When the top brass at Hulu greenlit an adaptation of Margaret Atwood’s dystopian novel, The Handmaid’s Tale, they, like most of the world, had no idea that Donald Trump would become the next president of the United States. Certainly, its star, Elisabeth Moss, didn't when she signed on to play Offred, a member of the Handmaids, an enslaved group of fertile women forced to bear children for elite, barren couples after the fall of the United States at the hands of a new government known as Gilead. But as the cast and crew were shooting the eight-episode season, which premieres on Hulu on April 26, Trump pulled off his unthinkable victory and suddenly the story they were telling—about a totalitarian government that takes control of women’s reproductive rights—felt way too real. “It’s a very unique experience, to start filming this thing that you really believe in, and then to start believing in it even more and in a stronger way as you continue filming,” Moss told us when we visited the set earlier this year.

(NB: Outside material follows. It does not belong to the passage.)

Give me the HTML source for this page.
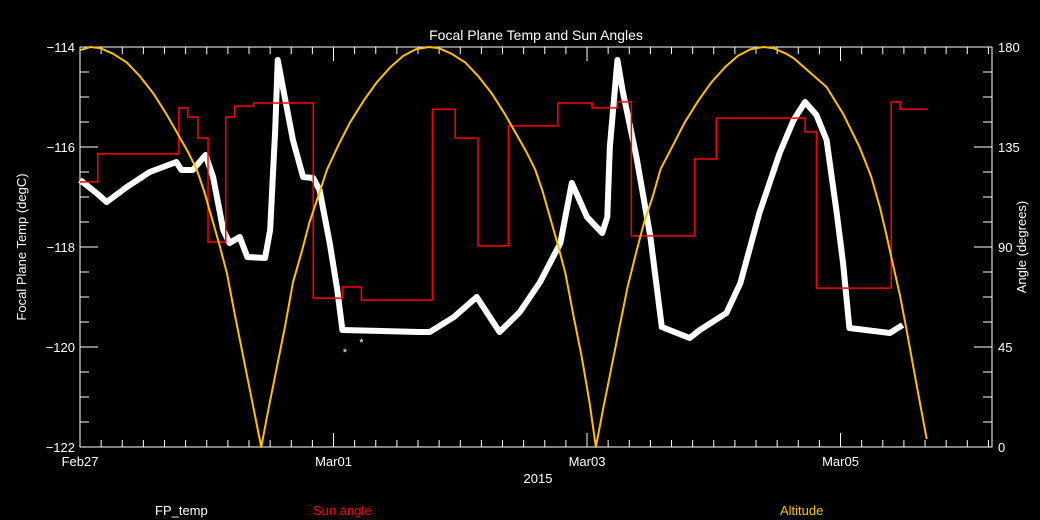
<!DOCTYPE html>
<html><head><meta charset="utf-8"><style>
html,body{margin:0;padding:0;background:#000;}
svg{display:block;font-family:"Liberation Sans",sans-serif;}
</style></head><body>
<svg id="chart" width="1040" height="520" viewBox="0 0 1040 520">
<rect x="0" y="0" width="1040" height="520" fill="#000"/>
<text x="536" y="40" fill="#fff" font-size="14" text-anchor="middle">Focal Plane Temp and Sun Angles</text>
<g id="axes"></g>
<g id="series"></g>
<text x="26" y="247" fill="#fff" font-size="13" text-anchor="middle" transform="rotate(-90 26 247)">Focal Plane Temp (degC)</text>
<text x="1026" y="247" fill="#fff" font-size="13" text-anchor="middle" transform="rotate(-90 1026 247)">Angle (degrees)</text>
<text x="538" y="483" fill="#fff" font-size="13" text-anchor="middle">2015</text>
<text x="155" y="515" fill="#fff" font-size="13">FP_temp</text>
<text x="313" y="515" fill="#ff0000" font-size="13">Sun angle</text>
<text x="780" y="515" fill="#ffc000" font-size="13">Altitude</text>
</svg>
<script>
// time in days since Feb27 00:00
const xTickLabels = ["Feb27","Mar01","Mar03","Mar05"];
const xTickDays = [0,2,4,6];
const leftTicks = [-114,-116,-118,-120,-122];
const rightTicks = [180,135,90,45,0];

const tempT = [0,0.13,0.21,0.37,0.55,0.76,0.80,0.89,0.99,1.05,1.13,1.18,1.26,1.32,1.46,1.50,1.54,1.56,1.60,1.68,1.76,1.84,1.89,1.97,2.03,2.07,2.68,2.76,2.95,3.13,3.31,3.47,3.63,3.79,3.88,4.00,4.12,4.16,4.18,4.24,4.28,4.39,4.50,4.59,4.81,4.89,5.10,5.21,5.36,5.52,5.63,5.72,5.81,5.89,5.97,6.02,6.07,6.39,6.49];
const tempV = [-116.66,-116.92,-117.1,-116.8,-116.5,-116.3,-116.46,-116.46,-116.16,-116.6,-117.66,-117.92,-117.8,-118.2,-118.22,-117.66,-115.66,-114.26,-114.8,-115.86,-116.6,-116.62,-116.86,-117.92,-118.86,-119.66,-119.7,-119.7,-119.4,-119.0,-119.7,-119.3,-118.7,-117.92,-116.72,-117.4,-117.72,-117.4,-116.0,-114.26,-114.86,-116.2,-117.8,-119.6,-119.82,-119.66,-119.32,-118.72,-117.32,-116.12,-115.46,-115.1,-115.36,-115.86,-117.32,-118.32,-119.62,-119.72,-119.56];
const outlierT = [2.09,2.22];
const outlierV = [-120.08,-119.88];

const sunStart = [0,0.14,0.78,0.85,0.93,1.01,1.15,1.22,1.37,1.84,2.07,2.22,2.78,2.96,3.14,3.38,3.77,4.04,4.24,4.35,4.85,5.02,5.72,5.81,6.40,6.47];
const sunVal = [119.3,131.9,152.6,148.5,139,92.2,148.5,153.4,154.8,67,72,66.1,152,139,90.5,144.5,154.8,152.6,155.3,95,129.6,148,141.8,71.5,155.3,152];
const sunEnd = 6.68;

const altT = [0.005,0.08,0.16,0.26,0.37,0.47,0.58,0.68,0.77,0.85,0.92,0.98,1.03,1.10,1.16,1.22,1.29,1.36,1.43,1.49,1.55,1.62,1.68,1.75,1.81,1.88,1.95,2.04,2.13,2.24,2.34,2.45,2.55,2.65,2.75,2.83,2.93,3.04,3.14,3.25,3.35,3.44,3.52,3.59,3.65,3.70,3.77,3.83,3.89,3.96,4.02,4.07,4.13,4.19,4.26,4.32,4.39,4.45,4.52,4.58,4.68,4.77,4.88,4.98,5.09,5.19,5.29,5.39,5.47,5.57,5.63,5.75,5.89,6.02,6.15,6.24,6.31,6.36,6.41,6.47,6.52,6.60,6.68];
const altV = [178.6,180,179.5,177,173,167,159,150,141,133,125,115,105,91,78,60,40,20,0,18,35,55,74,88,101,113,125,136,146,156,164,171,176,179,180,179.5,177,173,167,159,150,141,133,125,115,105,91,78,60,40,20,0,18,35,55,72,88,101,113,125,136,146,156,164,171,176,179,180,179.5,177,175,169,162,150,135,122,108,96,83,68,53,28,3.6];

const X0=80, X1=992, Y0=47, Y1=447, DAYS=7.195;
const xs = t => X0 + t*(X1-X0)/DAYS;
const yl = v => Y0 + (-114 - v)*(Y1-Y0)/8;
const yr = v => Y1 - v*(Y1-Y0)/180;
const NS="http://www.w3.org/2000/svg";
function mk(tag, attrs, parent){const e=document.createElementNS(NS,tag);for(const k in attrs)e.setAttribute(k,attrs[k]);parent.appendChild(e);return e;}
const axes=document.getElementById('axes'), series=document.getElementById('series');

const frame=mk('rect',{x:X0,y:Y0,width:X1-X0,height:Y1-Y0,fill:'none',stroke:'#fff','stroke-width':1},axes);


for(let i=0;i*(1/6)<=DAYS;i++){
  const x=xs(i/6), len = (i%12===0)?14:7;
  const a=mk('line',{x1:x,y1:Y1,x2:x,y2:Y1-len,stroke:'#fff'},axes);
  
  
  const b=mk('line',{x1:x,y1:Y0,x2:x,y2:Y0+len,stroke:'#fff'},axes);
  
  
}
xTickLabels.forEach((l,i)=>{
  const t=mk('text',{x:xs(xTickDays[i]),y:466,fill:'#fff','font-size':13,'text-anchor':'middle'},axes);
  t.textContent=l;
  
  
});
for(let v=-114;v>=-122;v-=0.5){
  const major=Math.abs(v%2)<1e-9, y=yl(v);
  const a=mk('line',{x1:X0,y1:y,x2:X0+(major?18:9),y2:y,stroke:'#fff'},axes);
  
  
}
leftTicks.forEach(v=>{
  const t=mk('text',{x:75,y:yl(v)+5,fill:'#fff','font-size':13,'text-anchor':'end'},axes);
  t.textContent='\u2212'+Math.abs(v);
  
  
});
for(let v=0;v<=180;v+=11.25){
  const major=Math.abs(v%45)<1e-9, y=yr(v);
  const a=mk('line',{x1:X1,y1:y,x2:X1-(major?18:9),y2:y,stroke:'#fff'},axes);
  
  
}
rightTicks.forEach(v=>{
  const t=mk('text',{x:998,y:yr(v)+5,fill:'#fff','font-size':13},axes);
  t.textContent=String(v);
  
  
});
const tp=mk('polyline',{points:tempT.map((t,i)=>xs(t)+','+yl(tempV[i])).join(' '),fill:'none',stroke:'#fff','stroke-width':6,'stroke-linejoin':'round'},series);


outlierT.forEach((t,i)=>{
  const s=mk('text',{x:xs(t),y:yl(outlierV[i])+5,fill:'#fff','font-size':11,'text-anchor':'middle'},series);
  s.textContent='*';
  
  
});
let pts=[];
sunStart.forEach((t,i)=>{const e=(i+1<sunStart.length)?sunStart[i+1]:sunEnd;pts.push(xs(t)+','+yr(sunVal[i]));pts.push(xs(e)+','+yr(sunVal[i]));});
const sp=mk('polyline',{points:pts.join(' '),fill:'none',stroke:'#ff0000','stroke-width':1.5},series);


const ap=mk('polyline',{points:altT.map((t,i)=>xs(t)+','+yr(altV[i])).join(' '),fill:'none',stroke:'#ffc000','stroke-width':2,'stroke-linejoin':'round'},series);


</script>
</body></html>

And indeed, it will be hard for anyone to watch The Handmaid’s Tale without seeing flashes of the alternate reality we now find ourselves in. The first 75 days of Trump’s presidency had often seemed unreal, as though they were stripped from the pages of a spy novel, or more often, a work of dystopian fiction. Philip Roth’s 2004 novel The Plot Against America imagined what the country would be like if a fascist Charles Lindbergh became president in 1940, and dangerous anti-Semitism and xenophobia spread across the country, from its cities into the heartland. In real life, Lindbergh was the most prominent member of the isolationist America First Committee, preaching that the U.S. had no place meddling in world affairs and resisting American involvement in World War II. It feels strange now to think that there was such resistance in the U.S. about a war which most people now agree was necessary to fight, but, in fact, this type of isolationism was a common sentiment at the time. And for readers of The Plot Against America, it’s hard not to be reminded of Trump’s ominous inauguration speech, when he told the nation that “from this moment on, it's going to be America First,” a creed that eerily echoes Lindbergh’s own view. The book feels so prescient today that Jacob Weisberg, the founder of Slate and host of the popular podcast Trump cast, devoted an entire episode to what it can tell us about today. 

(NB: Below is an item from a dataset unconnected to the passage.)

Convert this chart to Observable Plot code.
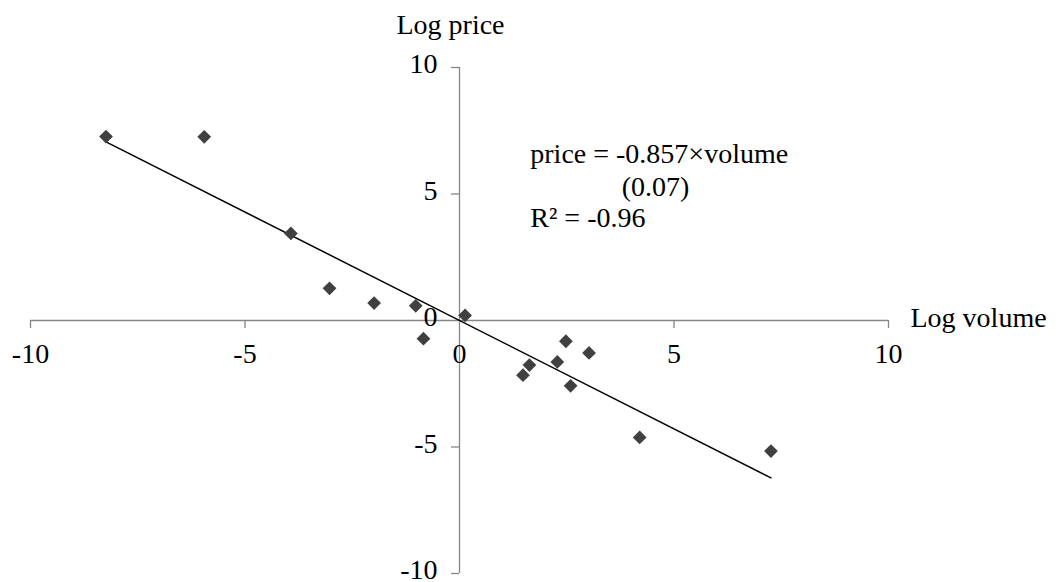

When Kellyanne Conway made her infamous appearance on Meet the Press and told host Chuck Todd that the Trump administration had “alternative facts” regarding the size of his inauguration crowd, many drew parallels to George Orwell’s dystopian classic 1984 and its form of doublespeak, where “war is peace, freedom is slavery, ignorance is strength.” According to Amazon, sales of the book soared 10,000 percent in the wake of Conway’s comments, almost as if people have to ask themselves, It can’t be that bad, can it?

And it’s true. Saying the Trump administration is akin to some of the worst totalitarian governments in dystopian fiction—like the triumphant Nazis in Philip K. Dick’s The Man in the High Castle—is a disingenuous exaggeration. Protesting against this government isn’t life-threatening, and that’s a crucial distinction to make. But diving into fictional works that paint bleak pictures at times like this is a way to resist the urge toward escapism and acts more like a confrontation, a way of digging in for the fight ahead. Children of Men, Alfonso Cuaron’s 2006 classic that imagines a near-future where women stopped giving birth and evokes images of refugees seeking sanctuary in the U.K. and a government taking ruthless measures to contain them, has also found new life. Vulture’s Abraham Riesman wrote a lengthy reassessment of it, asking if it was the year’s most relevant film. “The gap between our world and that of Children of Men is closing rapidly,” he wrote.

At the center of these stories is some kind of resistance, whether it is one man, like Clive Owen in Children of Men, or a group of women as in The Handmaid’s Tale. And ultimately, these stories are ones of hope. “If you are in a situation where things are terrible and you feel powerless, like you can’t do anything, you can look at Offred and say, 'Well, if she’s doing something, I can get off my ass and do something, too’” Bruce Miller, the showrunner for The Handmaid’s Tale told us. Added Moss: 

She’s not saying, "This is just going to be my life, and I’m not going to fight back." I think that something very beautiful that has come out of all these recent events in our country, is this resistance, this hope, this will to fight back. And that is what Offred has. And I think people can connect to that. I certainly did.